“Twice in the last decade, just as the holiday movie season has begun to sag under the weight of its own bloat, full of noise and nonsense signifying nothing, Clint Eastwood has slipped another film into theaters and shown everyone how it’s done,” Dargis starts off. “This year’s model is Gran Torino, a sleek, muscle car of a movie Made in the U.S.A., in that industrial graveyard called Detroit. I’m not sure how he does it, but I don’t want him to stop.
“Not because every film is great — though, damn, many are — but because even the misfires show an urgent engagement with the tougher, messier, bigger questions of American life.

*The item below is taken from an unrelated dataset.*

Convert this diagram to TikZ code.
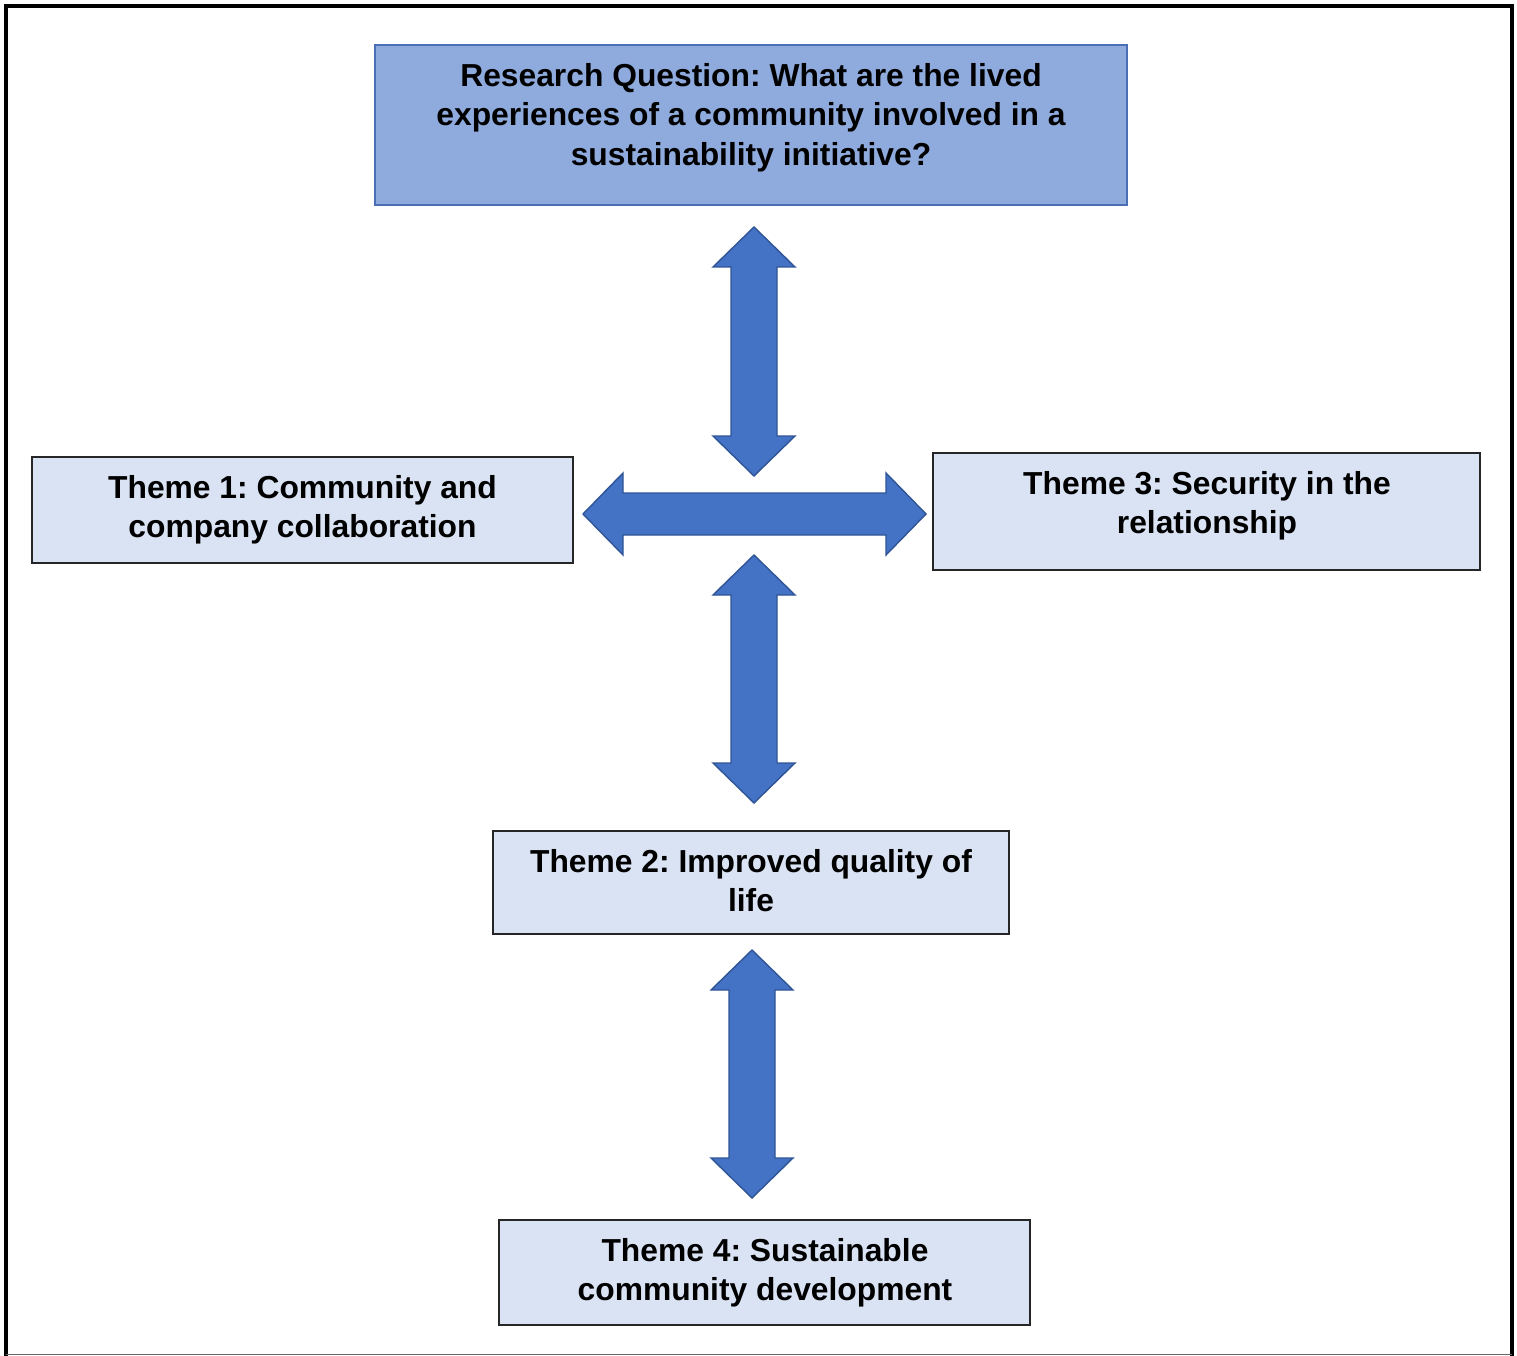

“Few Americans make movies about this country anymore, other than Mr. Eastwood, a man whose vitality as an artist shows no signs of waning, even in a nominally modest effort like Gran Torino.
“Dirty Harry is back, in a way, in [this film], not as a character but as a ghostly presence. He hovers in the film, in its themes and high-caliber imagery, and of course most obviously in Mr. Eastwood’s face.
“It is a monumental face now, so puckered and pleated that it no longer looks merely weathered, as it has for decades, but seems closer to petrified wood. Words like flinty and steely come to mind, adjectives that Mr. Eastwood, in his performance as Walt Kowalski, expressively embodies with his usual lack of fuss and a number of growls.”
Morgenstern begins his review thusly: “No one makes movies like Gran Torino any more, and more’s the pity. This one, with Clint Eastwood as director and star, is concerned with honor and atonement, with rough justice and the family of man. It raises irascibility to the level of folk art, takes unapologetic time-outs for unfashionable moral debates, revives acting conventions that haven’t been in fashion for half a century and keeps you watching every frame as Mr. Eastwood snarls, glowers, mutters, growls and grins his way through the performance of a lifetime.
Gran Torino “is a meditation, as affecting as it is entertaining, on the limits of violence and the power of unchained empathy. It seems to be exactly the movie [Eastwood] wanted to make at this point in his long career. It is defiantly old-fashioned, and occasionally, albeit endearingly, self-indulgent. Most of all it’s heartfelt, and for me the feeling was mutual.”